United Nations Secretary-General Kofi Annan called on the world to respect the individual during his acceptance speech for the Nobel Peace Prize. Annan said the individual’s fundamental rights had too often been sacrificed for the good of the state.

"The sovereignty of states must no longer be used as a shield for gross violations of human rights," he told the gala audience in Oslo’s City Hall. "What begins with the failure to uphold the dignity of one life, all too often ends with a calamity for entire nations."

A gate of fire

Annan said the beginning of the 21st century had opened those people’s eyes who thought "progress toward global peace and prosperity is inevitable".

"We have entered the third millennium through a gate of fire," he told the dignitaries. "If today, after the horror of 11 September, we see better, and we see further, we will realize that humanity is indivisible." New threats made no distinction between races, nations or regions. "A new insecurity has entered every mind, regardless of wealth or status."

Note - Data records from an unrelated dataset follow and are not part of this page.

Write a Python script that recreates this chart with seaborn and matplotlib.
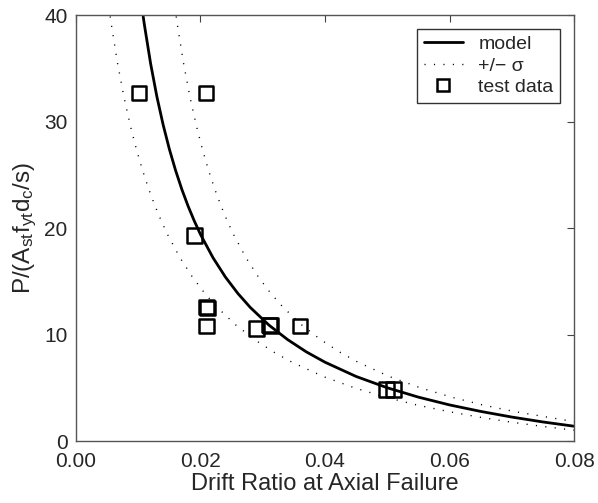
import matplotlib
matplotlib.use("Agg")
import matplotlib.pyplot as plt
from matplotlib.lines import Line2D
import seaborn as sns
import pandas as pd

# model curve (drift ratio, normalised axial load)
model_drift = [0.0108, 0.011, 0.012, 0.013, 0.014, 0.015, 0.016, 0.017, 0.018, 0.019,
               0.020, 0.022, 0.024, 0.026, 0.028, 0.031, 0.034, 0.037, 0.040, 0.045,
               0.050, 0.055, 0.060, 0.065, 0.070, 0.075, 0.080]
model_load = [39.87, 39.06, 35.42, 32.34, 29.71, 27.42, 25.42, 23.65, 22.08, 20.68,
              19.41, 17.23, 15.41, 13.87, 12.55, 10.89, 9.53, 8.38, 7.41, 6.07,
              5.01, 4.13, 3.40, 2.79, 2.26, 1.80, 1.40]

# +sigma curve
upper_drift = [0.0161, 0.0163, 0.0173, 0.0183, 0.0193, 0.0203, 0.0213, 0.0223, 0.0233, 0.0243,
               0.0253, 0.0273, 0.0293, 0.0313, 0.0333, 0.0363, 0.0393, 0.0423, 0.0453, 0.0503,
               0.0553, 0.0603, 0.0653, 0.0703, 0.0800]
upper_load = [39.87, 39.06, 35.42, 32.34, 29.71, 27.42, 25.42, 23.65, 22.08, 20.68,
              19.41, 17.23, 15.41, 13.87, 12.55, 10.89, 9.53, 8.38, 7.41, 6.07,
              5.01, 4.13, 3.40, 2.79, 1.83]

# -sigma curve
lower_drift = [0.0055, 0.0057, 0.0067, 0.0077, 0.0087, 0.0097, 0.0107, 0.0117, 0.0127, 0.0137,
               0.0147, 0.0167, 0.0187, 0.0207, 0.0227, 0.0257, 0.0287, 0.0317, 0.0347, 0.0397,
               0.0447, 0.0497, 0.0547, 0.0597, 0.0647, 0.0697, 0.0747, 0.0800]
lower_load = [39.87, 39.06, 35.42, 32.34, 29.71, 27.42, 25.42, 23.65, 22.08, 20.68,
              19.41, 17.23, 15.41, 13.87, 12.55, 10.89, 9.53, 8.38, 7.41, 6.07,
              5.01, 4.13, 3.40, 2.79, 2.26, 1.80, 1.40, 1.03]

# test data
test_drift = [0.0101, 0.0209, 0.0190, 0.0210, 0.0211, 0.0210, 0.0290, 0.0311, 0.0312, 0.0360, 0.0499, 0.0510]
test_load = [32.7, 32.7, 19.3, 12.6, 12.5, 10.8, 10.6, 10.9, 10.85, 10.8, 4.85, 4.85]

x_ticks = [0, 0.02, 0.04, 0.06, 0.08]
x_tick_labels = ["0.00", "0.02", "0.04", "0.06", "0.08"]
y_ticks = [0, 10, 20, 30, 40]

sns.set_style("white")
plt.rcParams['font.family'] = ['Liberation Sans', 'DejaVu Sans']
plt.rcParams['mathtext.default'] = 'regular'

fig = plt.figure(figsize=(5.98, 5.03), dpi=100)
ax = fig.add_axes([0.127, 0.123, 0.833, 0.847])

dots = (0, (0.8, 6))
sns.lineplot(x=model_drift, y=model_load, ax=ax, color='black', lw=2, sort=False)
sns.lineplot(x=upper_drift, y=upper_load, ax=ax, color='black', lw=1.0, linestyle=dots, sort=False)
sns.lineplot(x=lower_drift, y=lower_load, ax=ax, color='black', lw=1.0, linestyle=dots, sort=False)

df = pd.DataFrame({"drift": test_drift, "load": test_load})
sns.scatterplot(data=df, x="drift", y="load", ax=ax, marker='s', s=110,
                facecolor='none', edgecolor='black', linewidth=1.8, zorder=3)

ax.set_xlim(0, 0.08)
ax.set_ylim(0, 40)
ax.set_xticks(x_ticks)
ax.set_xticklabels(x_tick_labels)
ax.set_yticks(y_ticks)
ax.tick_params(direction='in', length=5, width=0.8, color='#444444',
               top=True, right=True, labelsize=15, pad=6)
ax.tick_params(axis='x', pad=8)
for sp in ax.spines.values():
    sp.set_color('#555555')
    sp.set_linewidth(1.0)

ax.set_xlabel("Drift Ratio at Axial Failure", fontsize=17, labelpad=1)
ax.set_ylabel(r"P/(A$_{st}$f$_{yt}$d$_c$/s)", fontsize=17.5, labelpad=4)

handles = [
    Line2D([], [], color='black', lw=2),
    Line2D([], [], color='black', lw=1.0, linestyle=dots),
    Line2D([], [], color='black', lw=0, marker='s', markersize=9,
           markerfacecolor='none', markeredgewidth=1.8),
]
leg = ax.legend(handles, ["model", "+/\u2212 \u03c3", "test data"], loc='upper right',
                fontsize=14, frameon=True, fancybox=False, edgecolor='black',
                borderaxespad=0.7, handlelength=2.0, handletextpad=0.8,
                labelspacing=0.2, borderpad=0.35)
leg.get_frame().set_linewidth(1.0)

fig.savefig("out.png", dpi=100)
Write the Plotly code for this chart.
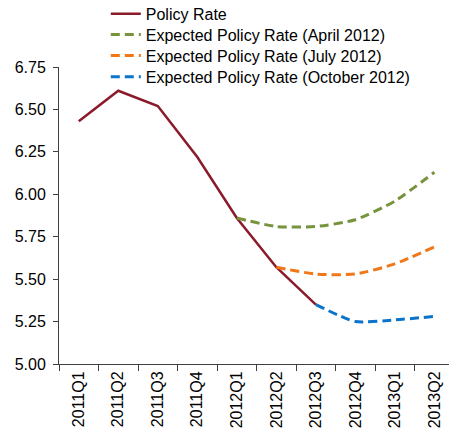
import plotly.graph_objects as go

quarters = ["2011Q1", "2011Q2", "2011Q3", "2011Q4", "2012Q1", "2012Q2",
            "2012Q3", "2012Q4", "2013Q1", "2013Q2"]

policy_x = ["2011Q1", "2011Q2", "2011Q3", "2011Q4", "2012Q1", "2012Q2", "2012Q3"]
policy_rate = [6.43, 6.61, 6.52, 6.22, 5.86, 5.57, 5.35]

april_x = ["2012Q1", "2012Q2", "2012Q3", "2012Q4", "2013Q1", "2013Q2"]
april_rate = [5.86, 5.81, 5.81, 5.85, 5.96, 6.13]

july_x = ["2012Q2", "2012Q3", "2012Q4", "2013Q1", "2013Q2"]
july_rate = [5.57, 5.53, 5.53, 5.59, 5.69]

october_x = ["2012Q3", "2012Q4", "2013Q1", "2013Q2"]
october_rate = [5.35, 5.25, 5.26, 5.28]

y_ticks = [5.00, 5.25, 5.50, 5.75, 6.00, 6.25, 6.50, 6.75]

FONT = "Arial, Liberation Sans, sans-serif"
dash = "9px,5px"

fig = go.Figure()
fig.add_trace(go.Scatter(x=policy_x, y=policy_rate, mode="lines", name="Policy Rate",
                         legend="legend",
                         line=dict(color="#8B1A2B", width=2.5)))
fig.add_trace(go.Scatter(x=april_x, y=april_rate, mode="lines",
                         name="Expected Policy Rate (April 2012)", legend="legend2",
                         line=dict(color="#77933C", width=3, dash=dash, shape="spline", smoothing=0.6)))
fig.add_trace(go.Scatter(x=july_x, y=july_rate, mode="lines",
                         name="Expected Policy Rate (July 2012)", legend="legend3",
                         line=dict(color="#F07818", width=3, dash=dash, shape="spline", smoothing=0.6)))
fig.add_trace(go.Scatter(x=october_x, y=october_rate, mode="lines",
                         name="Expected Policy Rate (October 2012)", legend="legend4",
                         line=dict(color="#0A74CC", width=3, dash=dash, shape="spline", smoothing=0.6)))

def leg(y):
    return dict(x=0.12, y=y, xanchor="left", yanchor="middle",
                bgcolor="rgba(0,0,0,0)", font=dict(size=16, color="black"),
                itemwidth=30)

fig.update_layout(
    width=449, height=436,
    margin=dict(l=59, r=0, t=67, b=72, autoexpand=False),
    paper_bgcolor="white", plot_bgcolor="white",
    font=dict(family=FONT, size=16, color="black"),
    legend=leg(1.179), legend2=leg(1.109), legend3=leg(1.038), legend4=leg(0.967),
    showlegend=True,
)
fig.update_xaxes(type="category", categoryorder="array", categoryarray=quarters,
                 range=[-0.5, 9.37], showgrid=False, showline=True, linecolor="#404040",
                 linewidth=1, ticks="outside", tickson="boundaries", ticklen=6,
                 tickcolor="#404040", tickangle=-90, tickfont=dict(size=16, color="black"))
fig.update_yaxes(range=[5.0, 6.75], tickvals=y_ticks,
                 ticktext=[f"{v:.2f}" for v in y_ticks], showgrid=False, zeroline=False,
                 showline=True, linecolor="#404040", linewidth=1, ticks="outside",
                 ticklen=5, tickcolor="#404040", ticklabelstandoff=4,
                 tickfont=dict(size=16, color="black"))

fig.write_html("out.html")
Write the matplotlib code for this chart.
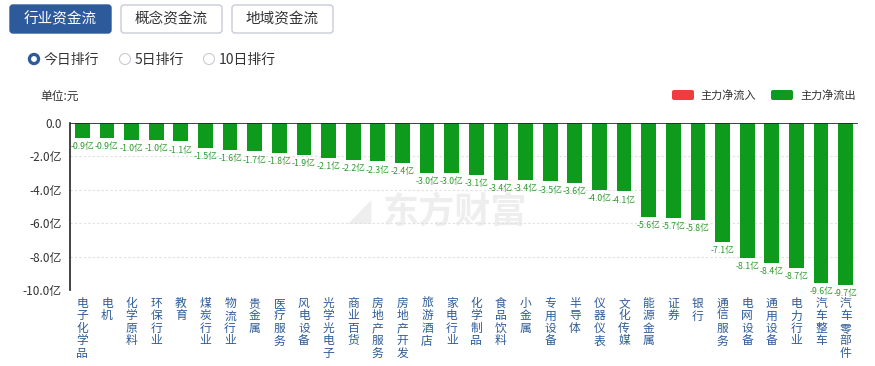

A new mission for the 21st century

The United Nations face a new goal in the 21st century. Annan said his vision was to eradicate poverty among the poorest of the poor, prevent conflict and promote democracy and human rights. This would be defined by a new, "more profound awareness" of the dignity of human life, regardless of race, religion, gender or circumstances of birth.

"We must focus, as never before, on improving the conditions of the individual men and women who give the state or nation its richness and character," the Secretary-General said.

He singled out the example of a newborn Afghan girl, whose mother would comfort her like any mother anywhere in the world. "In these most basic acts of human nature, humanity knows no divisions."

But he said that to be born a girl in today's Afghanistan was to begin life centuries away from prosperity. "Beneath the surface of states and nations, ideas and language, lies the fate of individual human beings in need. Answering their needs will be the mission of the United Nations in the century to come."

Tolerance is the answer

Quoting from the Koran, Confucius, the Jewish Talmud and the Christian Gospels, Annan repeatedly pleaded for tolerance. He said everyone had the right to take pride in his or her particular faith or heritage. "But the notion that what is ours is necessarily in conflict with what is theirs is both false and dangerous," he said. "It has resulted in endless enmity and conflict, leading men to commit the greatest of crimes in the name of a higher power."

He pointed out that humanitarian and political issues are intertwined. "Today's real borders are not between nations, but between powerful and powerless, free and fettered, privileged and humiliated," he said. "Today, no walls can separate humanitarian or human rights crises in one part of the world from national security crises in another."

Annan equally shares the Nobel Peace Prize with the United Nations as such. South Korean Foreign Minister Han Seung-soo, president of the UN General Assembly, accepted the award on behalf of the body.